I pretended I wasn’t watching Hennie as I waited for her to speak. She held one hand to her belly as if it hurt. Her face was tight and her eyes shadowed.

“Hennie.” I gave up pretending to work when it became clear she wasn’t going to speak first. “Sit down. What is it?”

“I am so pleased to see you again,” she said. “I had to come out and look at you. Make sure I had not imagined you.”

“That is not what I mean. What ails you?”

“Oh, Tey.” She gave a heavy sigh and took a long time to answer. “I am glad you have come back now. I don’t think I have much time left.”

“Don’t say that.” In my surprise, my voice was louder than I intended. “Hennie, tell me. What is it? Are you unwell?”

“I have a pain in my belly. At first, it was not so bad, but now it hurts all the time. Sometimes it is hard to breathe through the pain.”

“Have you seen a healer?”

“Tuthmose asked around, but couldn’t find one who spoke Egyptian, or the language of the Sand Dwellers, or even Akkadian, which the girls tell me they can speak a little. There didn’t seem much point in a healer I couldn’t understand.”

It had surprised me to find Tuthmose still here. By the message on his windowsill, I figured he had travelled with them, but I hadn’t expected him to stay once he saw them to safety.

“Besides,” Hennie continued, drawing me from my thoughts. “There is nothing a healer can tell me I don’t already know. Something eats away at my insides. I can feel it. I will be on my way to the West very soon.”

“What about the knowledge you learned when we lived with the Sand Dwellers? You were learning about herbs and medicines. Can that help you?”

“It might perhaps if we were living in the desert. But the herbs I know are different from the herbs here. I don’t know these plants so I cannot risk trying to make myself a tonic.”

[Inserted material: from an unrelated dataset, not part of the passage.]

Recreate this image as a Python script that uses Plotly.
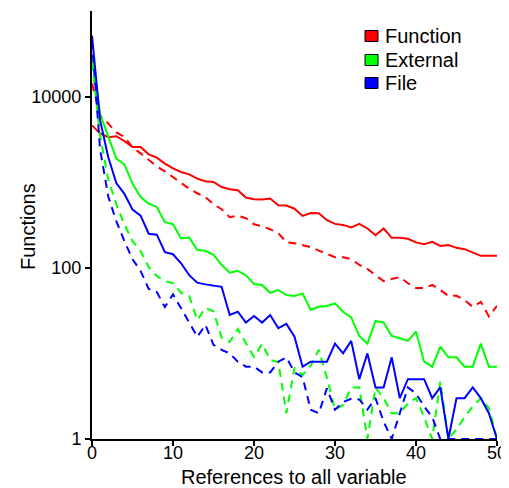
import plotly.graph_objects as go

refs = list(range(0, 51))

function_solid = [4600, 3720, 3360, 3450, 3020, 2570, 2570, 2115, 1935, 1648, 1452, 1315, 1236, 1102, 1024, 1005, 879, 826, 805, 662,
                  632, 630, 644, 538, 534, 490, 404, 437, 434, 360, 326, 317, 296, 326, 288, 240, 288, 224, 224, 218,
                  198, 189, 201, 180, 184, 171, 165, 151, 138, 138, 138]
function_dashed = [14200, 6000, 4860, 3820, 3380, 2550, 2170, 1800, 1530, 1340, 1140, 971, 838, 743, 667, 553, 483, 390, 406, 380,
                   323, 306, 282, 254, 199, 194, 184, 174, 159, 146, 133, 133, 126, 108, 97, 82, 70, 74, 78, 66,
                   58, 58, 63, 55, 47, 47, 42, 35, 40, 27, 36]
external_solid = [30100, 6300, 3430, 1884, 1617, 963, 672, 563, 514, 341, 323, 220, 226, 161, 158, 142, 108, 87.5, 92, 82,
                  64.6, 62.9, 51, 55, 48, 46.8, 50.3, 32.1, 35.1, 35.8, 38.5, 30.7, 26.3, 16, 13, 24, 23, 16, 15, 14,
                  18, 8, 7, 12, 9, 9, 7, 7, 13, 7, 7]
external_dashed = [25000, 3520, 1081, 553, 323, 205, 157, 102, 80, 70, 66, 51, 46.8, 24.6, 34, 31, 15.2, 13.6, 19.3, 13.3,
                   9.1, 12.9, 8.4, 7.9, 2, 6.8, 5.6, 7.2, 11, 5.2, 2.2, 2.5, 4, 4, 1, 4, 3, 2, 2, 2.6,
                   3, 1.8, 1, 4.7, 1, 1.3, 1.8, 2.4, 3, 2.3, 1]
file_solid = [51500, 5300, 1967, 979, 732, 479, 406, 250, 244, 152, 144, 113, 82, 67, 64, 62, 60, 28.1, 30.7, 22.9,
              27.4, 22.9, 28.1, 19.7, 22.1, 15.7, 7, 8, 8, 8, 13, 10, 14, 5, 10, 4, 4, 9, 3, 5,
              5, 5, 3, 4, 1, 3, 3, 4, 3, 2, 1]
file_dashed = [45000, 2420, 685, 350, 205, 126, 92, 56.5, 52, 34.8, 49, 34, 23, 15.6, 21.5, 12.6, 11, 10, 8, 7,
               7, 6, 6, 8, 9, 6, 5.3, 2.2, 2, 3.9, 2.2, 2.7, 2.95, 2.9, 2.2, 3, 1.6, 1, 2, 4,
               3.4, 2.4, 1.8, 1, 1, 1, 1, 1, 1, 1, 1]

legend_names = ["Function", "External", "File"]
colors = ["#ff0000", "#00ff00", "#0000ff"]
y_tick_vals = [1, 100, 10000]
y_tick_text = ["1", "100", "10000"]
x_tick_vals = [0, 10, 20, 30, 40, 50]
x_title = "References to all variable"
y_title = "Functions"

FONT = "Liberation Sans, Arial, sans-serif"

# The page body adds an 8px margin; lay the figure out so that
# on-screen positions match a 509x488 window.
OFF = 8
W, H = 509 - OFF, 488 - OFF
PLOT_L, PLOT_R, PLOT_T, PLOT_B = 92, 497, 11, 439  # on-screen pixels
ML, MT = PLOT_L - OFF, PLOT_T - OFF
MR, MB = W - (PLOT_R - OFF), H - (PLOT_B - OFF)
PW, PH = PLOT_R - PLOT_L, PLOT_B - PLOT_T


def px_to_paper_x(px):
    return (px - PLOT_L) / PW


def px_to_paper_y(py):
    return (PLOT_B - py) / PH


fig = go.Figure()
series = [
    (function_solid, function_dashed, colors[0], legend_names[0]),
    (external_solid, external_dashed, colors[1], legend_names[1]),
    (file_solid, file_dashed, colors[2], legend_names[2]),
]
for solid, dashed, c, nm in series:
    fig.add_trace(go.Scatter(x=refs, y=solid, mode="lines", name=nm, line=dict(color=c, width=2),
                             showlegend=False, hoverinfo="skip"))
    fig.add_trace(go.Scatter(x=refs, y=dashed, mode="lines", name=nm, line=dict(color=c, width=2, dash="8px,6px"),
                             showlegend=False, hoverinfo="skip"))

# legend drawn as boxes + text
shapes = []
annotations = []
row_y = [36, 60, 83]
for name, c, ry in zip(legend_names, colors, row_y):
    shapes.append(dict(type="rect", xref="paper", yref="paper",
                       x0=px_to_paper_x(365), x1=px_to_paper_x(378),
                       y0=px_to_paper_y(ry + 5.5), y1=px_to_paper_y(ry - 5.5),
                       fillcolor=c, line=dict(color="black", width=1)))
    annotations.append(dict(xref="paper", yref="paper", x=px_to_paper_x(383), y=px_to_paper_y(ry),
                            xanchor="left", yanchor="middle", text=name, showarrow=False,
                            font=dict(size=20, family=FONT, color="black")))

annotations.append(dict(xref="paper", yref="paper", x=px_to_paper_x(294), y=px_to_paper_y(476.5),
                        xanchor="center", yanchor="middle", text=x_title, showarrow=False,
                        font=dict(size=20, family=FONT, color="black")))
annotations.append(dict(xref="paper", yref="paper", x=px_to_paper_x(28), y=px_to_paper_y(227),
                        xanchor="center", yanchor="middle", text=y_title, showarrow=False, textangle=-90,
                        font=dict(size=20, family=FONT, color="black")))

fig.update_layout(
    width=W, height=H,
    margin=dict(l=ML, r=MR, t=MT, b=MB, autoexpand=False),
    paper_bgcolor="white", plot_bgcolor="white",
    font=dict(family=FONT, size=18, color="black"),
    showlegend=False,
    shapes=shapes,
    annotations=annotations,
)
fig.update_xaxes(range=[0, 50], tickvals=x_tick_vals, showline=True, linecolor="black", linewidth=2,
                 ticks="outside", ticklen=5, tickwidth=2, tickcolor="black", showgrid=False, zeroline=False,
                 automargin=False, ticklabelstandoff=-9, tickfont=dict(size=18))
fig.update_yaxes(type="log", range=[0, 5], tickvals=y_tick_vals, ticktext=y_tick_text, showline=True,
                 linecolor="black", linewidth=2, ticks="outside", ticklen=5, tickwidth=2, tickcolor="black",
                 showgrid=False, zeroline=False, automargin=False, tickfont=dict(size=18))

fig.write_html("out.html")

“I will find you a healer,” I said. “There must be something that can be done.”

“Have you ever thought about your judgement, Tey dear?”

“I cannot say I have.”

“It has been on my mind a lot. I picture myself entering Osiris’s Hall. Seeing the row of baboons, the forty-two judges. Osiris on his throne, green-faced and wearing his tall white crown. Anubis, Thoth, the scales bearing the Feather of Truth. Ammut waiting to learn whether she will be permitted to eat my heart.”

“You will not face judgement any time soon.” It was as if she had already given up. “I will go out now and find a healer. You will see, Hennie. There will be a treatment, some tonic or potion to fix whatever ails you.”

“Tey, dear.” Hennie reached for my hand and squeezed it. “Don’t fuss. I know this is new for you, but I have had some time to come to terms with it. My journey to Osiris’s Hall draws near and I have accepted it. I am only pleased you have returned in time to care for the girls. Tuthmose promised to look after them if you didn’t find us in time, but it is not the same. He is not family, no matter how kind he has been to us.”

He had found a house for them and purchased it with a gem Hennie gave him. It had two chambers of a reasonable size and he built a third so the girls would have the bedchamber of their own they had longed for. An unnecessary extravagance, in my opinion, but it was already done. I wondered at his motive. Why would any man take responsibility for children who were not his own? It wasn’t like he and I… My mind shied away from thinking about the possibility of what might have happened between him and me. If I wasn’t so stubborn. If I didn’t already have too much responsibility.

“I hope they don’t grieve me too hard,” Hennie said. “You must remind them I am not really their grandmother. But wait until I am gone. Let me pretend they are my own for a little longer.”

“They are yours, Hennie. You and I are the only family they have, and you must not give up. I will go out right now to find a healer.”

“Leave it be, my dear.” Hennie squeezed my fingers again, then tucked her hands into her lap. Maybe she hoped I wouldn’t notice how her hand trembled. “We all go to the West eventually and this is my time. I have been so thankful to spend these last few years with you and the girls. It has been like having a second chance at life and I never expected that. So thank you, Tey. Thank you for arriving on the doorstep of a lonely old woman and pretending to be her daughter-in-law.”